This I believe paper
What do I believe beauty is? Is it a model, nature, or appearance? But beauty to me is what’s inside. It’s what makes a person who there really are. What they shine what at and what their talent is. It’s the inside that matters the most. I really don’t care what people look like that really doesn’t matter to me but, what matters the most is what their personality is like. Like in my humanities class we had to do a project where we were blind for a day. At first I thought ok easy all my friends are going to help me. But that really changed my mind when it came to the day that I was blind. I thought I was going to see beauty the same after this project. But before I did this project I really thought beauty was models and fit women. But my mind changed when I did my project. When I started my project people were tripping me and bumping me into walls. I felt hurt and some of my friends were trying to trip me on the stairs and bump me into walls. The people who I thought were my friends were really jerks. And I really didn’t see who they were inside. As my day went by I really noticed that it was beautiful in the morning. Since I have free time during school for 30 minutes I always do something like text. But today it was different. Today I actually saw how people who saw me sitting by myself come help me and talk to me. And I saw how the birds sang and how beautiful it was. I never really noticed how it was beautiful.

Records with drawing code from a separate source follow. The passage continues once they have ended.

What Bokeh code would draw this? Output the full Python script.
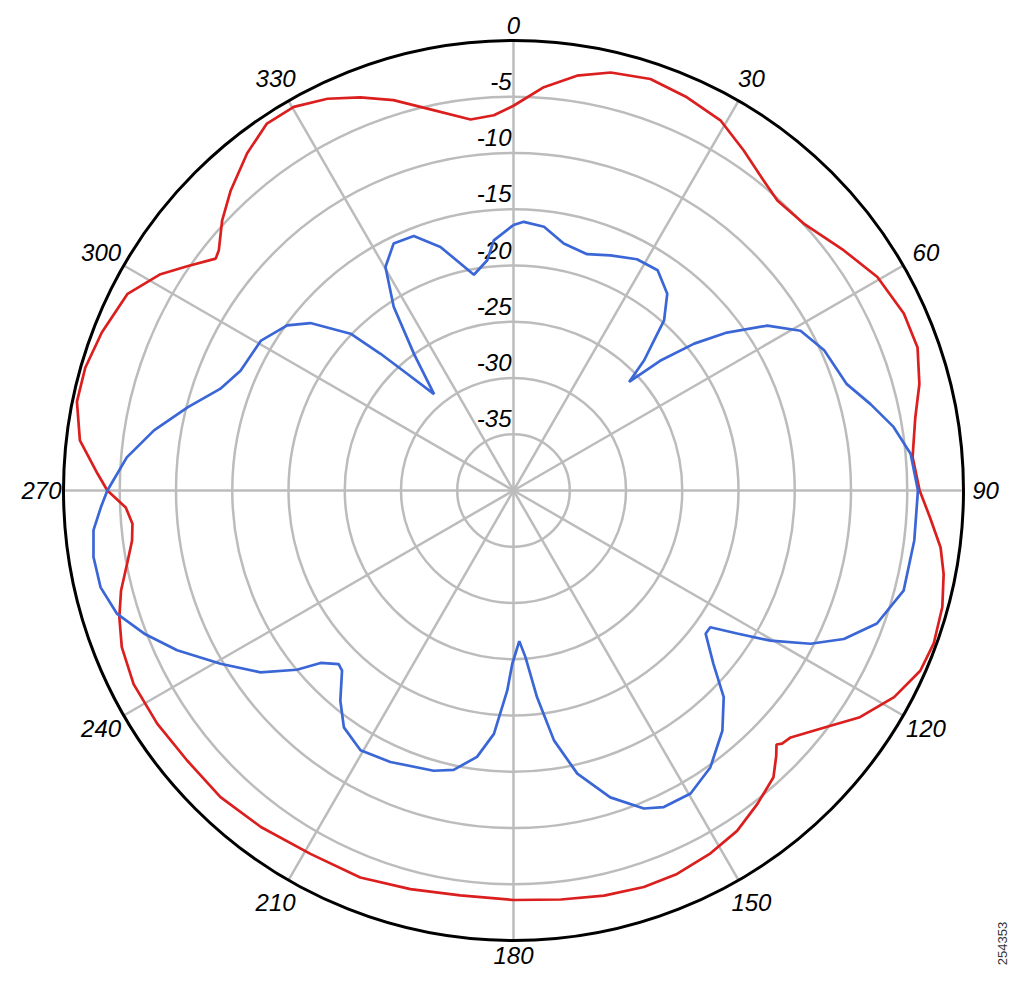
import numpy as np
from bokeh.plotting import figure
from bokeh.models import Range1d
from bokeh.core.properties import value
from bokeh.embed import file_html
from bokeh.resources import INLINE

# ---------------- data ----------------
angle_ticks = [0, 30, 60, 90, 120, 150, 180, 210, 240, 270, 300, 330]
angle_labels = [str(a) for a in angle_ticks]
ring_db = [-35, -30, -25, -20, -15, -10, -5]
ring_labels = [str(d) for d in ring_db]
db_min, db_max = -40, 0
chart_id = "254353"

red_angle = [0, 4.3, 8.7, 13.1, 18.4, 23.8, 29.2, 34.1, 38.9, 42.3, 47.4, 54.0,
             59.6, 65.6, 70.5, 75.3, 79.7, 85.2, 90, 93.7, 97.6, 101.0, 105.2,
             110.0, 113.9, 118.5, 123.2, 127.0, 131.7, 133.3, 134.0, 135.3, 137.8,
             142.1, 146.7, 151.5, 156.9, 161.8, 167.4, 173.4, 180, 187.5, 194.5,
             201.6, 209.2, 216.9, 223.7, 230.4, 236.8, 243.0, 248.2, 252.2, 255.7,
             259.3, 262.5, 265.0, 267.5, 270, 272.3, 276.6, 281.5, 286.0, 291.0,
             297.0, 301.5, 304.5, 307.9, 309.2, 312.8, 316.7, 321.7, 326.1, 330.2,
             334.6, 338.7, 342.9, 347.3, 353.4, 357.0, 360]
red_db = [-5.8, -4.05, -2.7, -1.85, -1.45, -1.8, -2.3, -3.5, -4.6, -5.15, -4.95, -3.7,
          -2.5, -1.9, -1.9, -2.7, -3.7, -4.4, -3.9, -2.9, -1.7, -1.05, -0.5,
          -0.25, -0.45, -1.5, -3.2, -5.1, -7.0, -7.2, -7.5, -6.8, -5.6,
          -4.7, -3.8, -3.3, -2.95, -2.9, -3.1, -3.4, -3.6, -3.7, -3.4,
          -3.0, -3.0, -2.6, -2.3, -2.35, -2.15, -2.1, -2.5, -3.2, -4.0,
          -5.05, -5.8, -6.0, -5.5, -3.9, -3.0, -1.2, -0.4, -0.4, -0.8,
          -1.5, -3.2, -4.8, -6.45, -6.2, -4.7, -3.35, -1.8, -0.7, -0.7,
          -1.45, -2.5, -3.7, -5.2, -6.8, -6.6, -5.8]

blue_angle = [0, 2.2, 6.6, 11.5, 17.3, 22.4, 28.1, 33.2, 38.0, 41.5, 43.1, 45.1,
              46.8, 48.5, 50.9, 53.5, 57.0, 60.9, 65.7, 72.3, 76.4, 80.5, 84.7,
              90, 97.1, 104.4, 110.1, 114.2, 117.3, 120.3, 122.6, 124.8, 126.7,
              130.9, 134.5, 139.0, 144.6, 149.7, 154.6, 157.7, 162.5, 167.3, 170.8,
              173.5, 175.9, 177.8, 180.4, 181.8, 184.6, 187.8, 192.1, 195.9, 204.4,
              210.5, 215.6, 219.5, 223.6, 225.2, 228.2, 230.4, 234.3, 239.4, 244.6,
              248.8, 252.7, 256.8, 261.0, 264.6, 267.7, 270, 274.9, 279.5, 284.3,
              289.1, 293.7, 300.7, 306.1, 309.5, 313.9, 315.8, 317.7, 320.5, 323.9,
              326.9, 330.2, 334.1, 338.6, 343.3, 349.6, 353.5, 355.5, 360]
blue_db = [-16.4, -16.1, -16.4, -17.6, -18.0, -17.4, -16.7, -16.6, -17.8, -19.8, -21.7, -23.6,
           -25.9, -22.6, -19.3, -16.4, -13.1, -10.8, -9.7, -8.9, -7.35, -5.75, -4.55,
           -4.05, -4.1, -4.2, -5.6, -7.8, -10.3, -13.55, -16.4, -18.7, -18.7,
           -16.5, -13.8, -11.7, -9.8, -8.8, -8.85, -9.45, -11.4, -14.2, -17.5,
           -21.5, -25.15, -26.6, -24.6, -22.2, -18.3, -16.1, -14.6, -14.1, -13.5,
           -13.2, -14.1, -15.8, -17.9, -18.1, -17.0, -15.0, -12.3, -9.75, -6.9,
           -4.8, -3.1, -2.3, -2.2, -2.5, -3.3, -3.9, -5.5, -7.6, -10.1,
           -12.4, -13.5, -13.9, -15.1, -16.6, -19.9, -23.05, -26.0, -28.9, -25.0,
           -20.5, -17.1, -15.6, -15.7, -17.4, -20.5, -19.4, -17.7, -16.4]

# ---------------- geometry ----------------
W, H = 1011, 969
CX, CY = 513, 490          # polar centre, px from figure top-left
S = 11.25                  # px per dB
R = (db_max - db_min) * S  # outer radius


def to_xy(ang_deg, db):
    r = (np.asarray(db, dtype=float) - db_min) * S
    t = np.radians(np.asarray(ang_deg, dtype=float))
    return r * np.sin(t), r * np.cos(t)


p = figure(width=W, height=H,
           x_range=Range1d(-CX, W - CX), y_range=Range1d(-(H - CY), CY),
           output_backend="svg", toolbar_location=None,
           x_axis_type=None, y_axis_type=None, min_border=0,
           outline_line_color=None, background_fill_color="white",
           border_fill_color="white")
p.xgrid.visible = False
p.ygrid.visible = False

GRID = "#bcbcbc"

# rings
p.circle(x=[0] * len(ring_db), y=[0] * len(ring_db),
         radius=[(d - db_min) * S for d in ring_db],
         fill_color=None, line_color=GRID, line_width=2.5)

# spokes
ta = np.radians(angle_ticks)
p.segment(x0=[0] * len(ta), y0=[0] * len(ta),
          x1=list(R * np.sin(ta)), y1=list(R * np.cos(ta)),
          line_color=GRID, line_width=2.5)

# ring labels
p.text(x=[-2] * len(ring_db), y=[(d - db_min) * S + 15.5 for d in ring_db],
       text=ring_labels, text_font=value("Liberation Sans"),
       text_font_style="italic", text_font_size="24px",
       text_align="right", text_baseline="middle", text_color="black")

# curves
rx, ry = to_xy(red_angle, red_db)
p.line(rx, ry, line_color="#db1f1f", line_width=2.7)
bx, by = to_xy(blue_angle, blue_db)
p.line(bx, by, line_color="#3a66d6", line_width=2.7)

# outer circle
p.circle(x=[0], y=[0], radius=[R], fill_color=None, line_color="black", line_width=3)

# angle labels
s2 = np.abs(np.sin(2 * ta))
lr = 465 + 12 * s2 + 7 * np.abs(np.sin(ta)) * (1 - s2)
p.text(x=list(lr * np.sin(ta)), y=list(lr * np.cos(ta)), text=angle_labels,
       text_font=value("Liberation Sans"), text_font_style="italic",
       text_font_size="24px", text_align="center", text_baseline="middle",
       text_color="black")

# id tag
p.text(x=[W - CX - 9], y=[CY - 943], text=[chart_id], angle=np.pi / 2,
       text_font=value("Liberation Sans"), text_font_size="13px",
       text_align="center", text_baseline="middle", text_color="#333333")

open("out.html", "w").write(file_html(p, INLINE))
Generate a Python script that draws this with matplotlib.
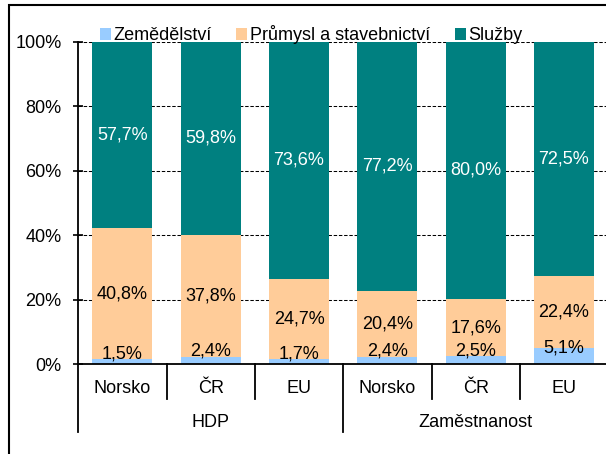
import matplotlib.pyplot as plt
from matplotlib.patches import Rectangle
import matplotlib.transforms as mtransforms
import numpy as np

# struktura HDP a zamestnanosti podle sektoru (%)
categories = ["Norsko", "ČR", "EU", "Norsko", "ČR", "EU"]
groups = ["HDP", "Zaměstnanost"]
zemedelstvi = [1.5, 2.4, 1.7, 2.4, 2.5, 5.1]
prumysl = [40.8, 37.8, 24.7, 20.4, 17.6, 22.4]
sluzby = [57.7, 59.8, 73.6, 77.2, 80.0, 72.5]
series_names = ["Zemědělství", "Průmysl a stavebnictví", "Služby"]
colors = ["#99CCFF", "#FFCC99", "#008080"]

plt.rcParams['font.family'] = ['Liberation Sans', 'DejaVu Sans']
plt.rcParams['font.size'] = 13

fig = plt.figure(figsize=(6.06, 4.54), dpi=100)
ax = fig.add_axes([0.1292, 0.1976, 0.8743, 0.7106])

x = np.arange(len(categories))
w = 0.68
z = np.array(zemedelstvi)
p = np.array(prumysl)
s = np.array(sluzby)

b1 = ax.bar(x, z, w, color=colors[0], label=series_names[0], zorder=2)
b2 = ax.bar(x, p, w, bottom=z, color=colors[1], label=series_names[1], zorder=2)
b3 = ax.bar(x, s, w, bottom=z + p, color=colors[2], label=series_names[2], zorder=2)

def fmt(v):
    return ("%.1f%%" % v).replace(".", ",")

for i in range(len(x)):
    ax.text(x[i], min(z[i] + 1.6, 5.1), fmt(z[i]), ha='center', va='center', zorder=3)
    ax.text(x[i], z[i] + p[i] / 2, fmt(p[i]), ha='center', va='center', zorder=3)
    ax.text(x[i], z[i] + p[i] + s[i] / 2, fmt(s[i]), ha='center', va='center',
            color='white', zorder=3)

ax.set_xlim(-0.5, len(x) - 0.5)
ax.set_ylim(0, 100)
ax.set_yticks([0, 20, 40, 60, 80, 100])
ax.set_yticklabels(["0%", "20%", "40%", "60%", "80%", "100%"])
ax.tick_params(axis='y', direction='inout', length=7, width=1.2, pad=8.5)
ax.set_xticks([])
ax.yaxis.grid(True, color='black', linestyle=(0, (3.3, 1.7)), linewidth=0.75)
ax.set_axisbelow(True)

for side in ['top', 'right']:
    ax.spines[side].set_visible(False)
ax.spines['left'].set_linewidth(1.3)
ax.spines['bottom'].set_linewidth(1.3)

# category / group labels and separators under the axis
trans = mtransforms.blended_transform_factory(ax.transData, ax.transAxes)
h = 322.6
for i, c in enumerate(categories):
    ax.text(x[i], -(393.3 - 364.3) / h, c, ha='center', va='baseline', transform=trans)
for j, g in enumerate(groups):
    ax.text(1 + 3 * j, -(426.7 - 364.3) / h, g, ha='center', va='baseline', transform=trans)
for xs in [0.5, 1.5, 3.5, 4.5]:
    ax.plot([xs, xs], [0, -(399 - 364.3) / h], color='black', lw=1.3,
            transform=trans, clip_on=False)
for xs in [-0.5, 2.5, 5.5]:
    ax.plot([xs, xs], [0, -(431.7 - 364.3) / h], color='black', lw=1.3,
            transform=trans, clip_on=False)

fig.legend(handles=[b1, b2, b3], loc='center left', bbox_to_anchor=(99.7 / 606, 1 - 35 / 454),
           ncol=3, frameon=False, borderpad=0, borderaxespad=0, handlelength=0.6,
           handleheight=0.6, handletextpad=0.15, columnspacing=1.38, fontsize=13)

# chart frame (cut off at right and bottom)
fig.patches.append(Rectangle((8.7 / 606, -0.2), 1.5, 1.2 - 4.5 / 454, fill=False,
                             edgecolor='black', lw=1.5, transform=fig.transFigure,
                             figure=fig))

plt.savefig("out.png", dpi=100)
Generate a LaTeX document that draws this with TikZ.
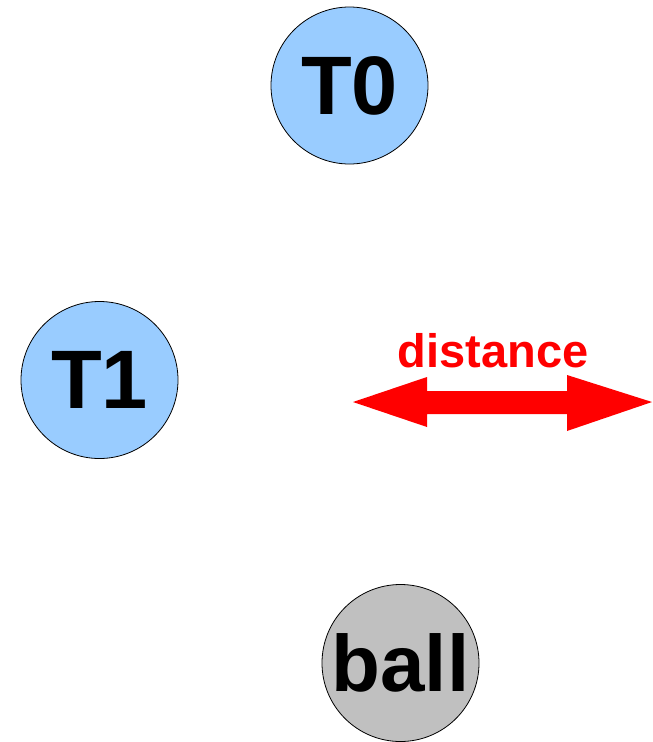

By this point of my day I was opening my mind and seeing how everything was different and beautiful, but really how I got connected to my mind. Then came time for me to go to my humanities class. Will it was great at first till my teacher said we were going to watch a movie. I thought great I can finally take my blind fold off. But then came the disappointing part we still had to have our blindfolds on. But the worst part was we had to watch this movie. My first question was how I am suppose to watch a movie without looking at the TV. But then he told us try to visualize the movie in your mind. I tried at first it was hard then I got the hang of it. I started to see what was happening in my mind. It was so cool I was really watching the movie in my mind. And the whole movie got so much better and I didn’t have to see the TV screen.
When the movie ended we left to our next classes. For me it was a little hard because I couldn’t see where I was going and none of my friends came to help me out. Then this girl I didn’t know came to help me, at first I didn’t know who she was until I remembered who she was. She looked so mean but really she was so nice inside. When my day of blindness was done I was so relived and tried. But when I saw the world and my friends I saw them in a different way. A way I thought I could never see the world. Out of my 18 years I have been alive I never really stopped and saw how the people I hang out with were. And how their personality should who they where. But this experience really changed how I look at people and who they are. It should me not to judge beauty on how they look but, how they are inside. I never thought that beauty was inside and not outside. This whole project changed my life and made me think in a different way I never thought I could.